Start of SUPPLIED MATERIAL
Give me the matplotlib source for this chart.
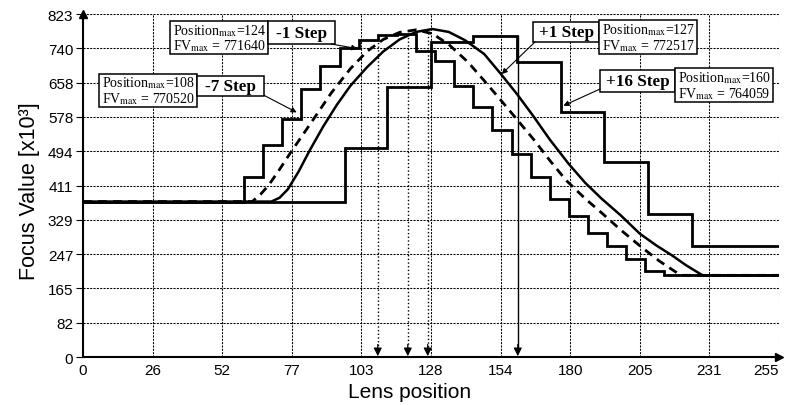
import matplotlib.pyplot as plt
from matplotlib.patches import Rectangle

plt.rcParams['font.family'] = 'Liberation Sans'
plt.rcParams['mathtext.fontset'] = 'stix'

# axis ticks
x_ticks = [0, 25.5, 51, 76.5, 102, 127.5, 153, 178.5, 204, 229.5, 255]
x_labels = ['0', '26', '52', '77', '103', '128', '154', '180', '205', '231', '255']
y_ticks = [0, 82.3, 164.6, 246.9, 329.2, 411.5, 493.8, 576.1, 658.4, 740.7, 823]
y_labels = ['0', '82', '165', '247', '329', '411', '494', '578', '658', '740', '823']

# -7 step scan (stairs: edges / focus values x10^3)
step7_edges = [0, 59, 66, 73, 80, 87, 94, 101, 108, 115, 122, 129, 136, 143, 150,
               157, 164, 171, 178, 185, 192, 199, 206, 213, 255]
step7_fv = [373, 431, 508, 571, 643, 699, 741, 760, 773, 775, 735, 711, 651, 599,
            545, 487, 433, 380, 338, 297, 267, 235, 206, 196]

# +16 step scan
step16_edges = [0, 96, 111.5, 127.5, 143, 159, 175, 191, 207, 223, 255]
step16_fv = [373, 501, 647, 756, 771, 709, 587, 468, 343, 266]

# -1 step scan (dashed)
m1_pos = [0, 62, 65, 68, 72, 76, 80, 85, 91, 98, 104, 110, 116, 122, 128, 134, 141,
          147, 153, 159, 165, 171, 177, 184, 190, 197, 204, 211, 219, 255]
m1_fv = [373, 373, 390, 412, 450, 490, 528, 576, 634, 692, 733, 762, 779, 785, 776,
         750, 708, 663, 617, 570, 523, 472, 424, 380, 346, 305, 267, 231, 196, 196]

# +1 step scan (solid)
p1_pos = [0, 69, 72, 75, 79, 83, 88, 93, 98, 104, 110, 116, 122, 128, 134, 140, 147,
          153, 159, 165, 171, 178, 184, 190, 197, 204, 210, 216, 221, 227, 255]
p1_fv = [373, 373, 382, 402, 445, 495, 553, 605, 651, 695, 733, 762, 780, 787, 780,
         760, 727, 680, 631, 578, 522, 463, 418, 380, 340, 296, 268, 243, 220, 196, 196]

# detected maxima
peak_pos = [108, 119, 126.3, 159.3]
peak_fv = [773, 784, 787, 771]

fig = plt.figure(figsize=(7.89, 4.06), dpi=100)
ax = fig.add_axes([0.1052, 0.1182, 0.8821, 0.8448])

ax.stairs(step7_fv, step7_edges, baseline=None, color='k', lw=2, zorder=3)
ax.stairs(step16_fv, step16_edges, baseline=None, color='k', lw=2, zorder=3)
ax.plot(m1_pos, m1_fv, color='k', lw=2, ls=(0, (3.2, 2.2)), zorder=3)
ax.plot(p1_pos, p1_fv, color='k', lw=1.8, zorder=3)

ax.set_xlim(0, 255)
ax.set_ylim(0, 823)
ax.set_xticks(x_ticks, x_labels)
ax.set_yticks(y_ticks, y_labels)
ax.tick_params(axis='x', length=0, pad=4, labelsize=11)
ax.tick_params(axis='y', length=5, width=0.8, pad=2, labelsize=11)
ax.get_xticklabels()[-1].set_horizontalalignment('right')
ax.grid(True, color='k', linestyle=(0, (2, 1.2)), linewidth=0.75)
ax.set_axisbelow(True)
for s in ['top', 'right']:
    ax.spines[s].set_visible(False)
for s in ['left', 'bottom']:
    ax.spines[s].set_linewidth(1.5)
ax.plot(0, 1, '^k', ms=6, transform=ax.transAxes, clip_on=False)
ax.plot(1, 0, '>k', ms=6, transform=ax.transAxes, clip_on=False)

# arrows from the maxima down to the lens axis
styles = [':', ':', ':', '-']
for x, top, ls in zip(peak_pos, peak_fv, styles):
    ax.plot([x, x], [top, 25], color='k', lw=1.0, ls=ls, zorder=4)
    ax.annotate('', xy=(x, 2), xytext=(x, 30),
                arrowprops=dict(arrowstyle='-|>', color='k', lw=0.9,
                                mutation_scale=12, shrinkA=0, shrinkB=0))


def box(x0, x1, y0, y1, txt, bold=False):
    ax.add_patch(Rectangle((x0, y0), x1 - x0, y1 - y0, fc='white', ec='k', lw=1.1, zorder=5))
    if bold:
        ax.text((x0 + x1) / 2, (y0 + y1) / 2, txt, ha='center', va='center',
                family='Liberation Serif', weight='bold', fontsize=12.3, zorder=6)
    else:
        ax.text(x0 + 1.0, (y0 + y1) / 2, txt, ha='left', va='center',
                family='Liberation Serif', fontsize=10, linespacing=1.0, zorder=6)


def leader(xy, xytext):
    ax.annotate('', xy=xy, xytext=xytext, zorder=6,
                arrowprops=dict(arrowstyle='-|>', color='k', lw=0.8,
                                mutation_scale=8, shrinkA=0, shrinkB=0))


box(31.9, 67.8, 727, 806, 'Position$_{\\rm max}$=124\nFV$_{\\rm max}$ = 771640')
box(67.8, 92.3, 751, 806, '-1 Step', bold=True)
box(5.9, 41.8, 600, 679, 'Position$_{\\rm max}$=108\nFV$_{\\rm max}$ = 770520')
box(41.8, 66.3, 626, 674, '-7 Step', bold=True)
box(164.9, 189.1, 756, 804, '+1 Step', bold=True)
box(189.1, 225.0, 727, 808, 'Position$_{\\rm max}$=127\nFV$_{\\rm max}$ = 772517')
box(189.4, 216.9, 636, 689, '+16 Step', bold=True)
box(216.9, 252.8, 612, 693, 'Position$_{\\rm max}$=160\nFV$_{\\rm max}$ = 764059')

leader((100.5, 740), (91, 751))
leader((78.3, 587), (66.3, 628))
leader((153.4, 679), (165.6, 756))
leader((176, 603), (189.4, 643))

fig.text(30 / 789, 1 - 191 / 406, 'Focus Value [x10³]', rotation=90,
         ha='center', va='center', fontsize=15.5)
fig.text(410 / 789, 1 - 393 / 406, 'Lens position', ha='center', va='center', fontsize=15)

fig.savefig('out.png', dpi=100)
End of SUPPLIED MATERIAL
WORK TO DO.
Transcribe the full listing above exactly as it stands, minus the pictures.

EXERCISE SOLUTION.
Give me the matplotlib source for this chart.
import matplotlib.pyplot as plt
from matplotlib.patches import Rectangle

plt.rcParams['font.family'] = 'Liberation Sans'
plt.rcParams['mathtext.fontset'] = 'stix'

# axis ticks
x_ticks = [0, 25.5, 51, 76.5, 102, 127.5, 153, 178.5, 204, 229.5, 255]
x_labels = ['0', '26', '52', '77', '103', '128', '154', '180', '205', '231', '255']
y_ticks = [0, 82.3, 164.6, 246.9, 329.2, 411.5, 493.8, 576.1, 658.4, 740.7, 823]
y_labels = ['0', '82', '165', '247', '329', '411', '494', '578', '658', '740', '823']

# -7 step scan (stairs: edges / focus values x10^3)
step7_edges = [0, 59, 66, 73, 80, 87, 94, 101, 108, 115, 122, 129, 136, 143, 150,
               157, 164, 171, 178, 185, 192, 199, 206, 213, 255]
step7_fv = [373, 431, 508, 571, 643, 699, 741, 760, 773, 775, 735, 711, 651, 599,
            545, 487, 433, 380, 338, 297, 267, 235, 206, 196]

# +16 step scan
step16_edges = [0, 96, 111.5, 127.5, 143, 159, 175, 191, 207, 223, 255]
step16_fv = [373, 501, 647, 756, 771, 709, 587, 468, 343, 266]

# -1 step scan (dashed)
m1_pos = [0, 62, 65, 68, 72, 76, 80, 85, 91, 98, 104, 110, 116, 122, 128, 134, 141,
          147, 153, 159, 165, 171, 177, 184, 190, 197, 204, 211, 219, 255]
m1_fv = [373, 373, 390, 412, 450, 490, 528, 576, 634, 692, 733, 762, 779, 785, 776,
         750, 708, 663, 617, 570, 523, 472, 424, 380, 346, 305, 267, 231, 196, 196]

# +1 step scan (solid)
p1_pos = [0, 69, 72, 75, 79, 83, 88, 93, 98, 104, 110, 116, 122, 128, 134, 140, 147,
          153, 159, 165, 171, 178, 184, 190, 197, 204, 210, 216, 221, 227, 255]
p1_fv = [373, 373, 382, 402, 445, 495, 553, 605, 651, 695, 733, 762, 780, 787, 780,
         760, 727, 680, 631, 578, 522, 463, 418, 380, 340, 296, 268, 243, 220, 196, 196]

# detected maxima
peak_pos = [108, 119, 126.3, 159.3]
peak_fv = [773, 784, 787, 771]

fig = plt.figure(figsize=(7.89, 4.06), dpi=100)
ax = fig.add_axes([0.1052, 0.1182, 0.8821, 0.8448])

ax.stairs(step7_fv, step7_edges, baseline=None, color='k', lw=2, zorder=3)
ax.stairs(step16_fv, step16_edges, baseline=None, color='k', lw=2, zorder=3)
ax.plot(m1_pos, m1_fv, color='k', lw=2, ls=(0, (3.2, 2.2)), zorder=3)
ax.plot(p1_pos, p1_fv, color='k', lw=1.8, zorder=3)

ax.set_xlim(0, 255)
ax.set_ylim(0, 823)
ax.set_xticks(x_ticks, x_labels)
ax.set_yticks(y_ticks, y_labels)
ax.tick_params(axis='x', length=0, pad=4, labelsize=11)
ax.tick_params(axis='y', length=5, width=0.8, pad=2, labelsize=11)
ax.get_xticklabels()[-1].set_horizontalalignment('right')
ax.grid(True, color='k', linestyle=(0, (2, 1.2)), linewidth=0.75)
ax.set_axisbelow(True)
for s in ['top', 'right']:
    ax.spines[s].set_visible(False)
for s in ['left', 'bottom']:
    ax.spines[s].set_linewidth(1.5)
ax.plot(0, 1, '^k', ms=6, transform=ax.transAxes, clip_on=False)
ax.plot(1, 0, '>k', ms=6, transform=ax.transAxes, clip_on=False)

# arrows from the maxima down to the lens axis
styles = [':', ':', ':', '-']
for x, top, ls in zip(peak_pos, peak_fv, styles):
    ax.plot([x, x], [top, 25], color='k', lw=1.0, ls=ls, zorder=4)
    ax.annotate('', xy=(x, 2), xytext=(x, 30),
                arrowprops=dict(arrowstyle='-|>', color='k', lw=0.9,
                                mutation_scale=12, shrinkA=0, shrinkB=0))


def box(x0, x1, y0, y1, txt, bold=False):
    ax.add_patch(Rectangle((x0, y0), x1 - x0, y1 - y0, fc='white', ec='k', lw=1.1, zorder=5))
    if bold:
        ax.text((x0 + x1) / 2, (y0 + y1) / 2, txt, ha='center', va='center',
                family='Liberation Serif', weight='bold', fontsize=12.3, zorder=6)
    else:
        ax.text(x0 + 1.0, (y0 + y1) / 2, txt, ha='left', va='center',
                family='Liberation Serif', fontsize=10, linespacing=1.0, zorder=6)


def leader(xy, xytext):
    ax.annotate('', xy=xy, xytext=xytext, zorder=6,
                arrowprops=dict(arrowstyle='-|>', color='k', lw=0.8,
                                mutation_scale=8, shrinkA=0, shrinkB=0))


box(31.9, 67.8, 727, 806, 'Position$_{\\rm max}$=124\nFV$_{\\rm max}$ = 771640')
box(67.8, 92.3, 751, 806, '-1 Step', bold=True)
box(5.9, 41.8, 600, 679, 'Position$_{\\rm max}$=108\nFV$_{\\rm max}$ = 770520')
box(41.8, 66.3, 626, 674, '-7 Step', bold=True)
box(164.9, 189.1, 756, 804, '+1 Step', bold=True)
box(189.1, 225.0, 727, 808, 'Position$_{\\rm max}$=127\nFV$_{\\rm max}$ = 772517')
box(189.4, 216.9, 636, 689, '+16 Step', bold=True)
box(216.9, 252.8, 612, 693, 'Position$_{\\rm max}$=160\nFV$_{\\rm max}$ = 764059')

leader((100.5, 740), (91, 751))
leader((78.3, 587), (66.3, 628))
leader((153.4, 679), (165.6, 756))
leader((176, 603), (189.4, 643))

fig.text(30 / 789, 1 - 191 / 406, 'Focus Value [x10³]', rotation=90,
         ha='center', va='center', fontsize=15.5)
fig.text(410 / 789, 1 - 393 / 406, 'Lens position', ha='center', va='center', fontsize=15)

fig.savefig('out.png', dpi=100)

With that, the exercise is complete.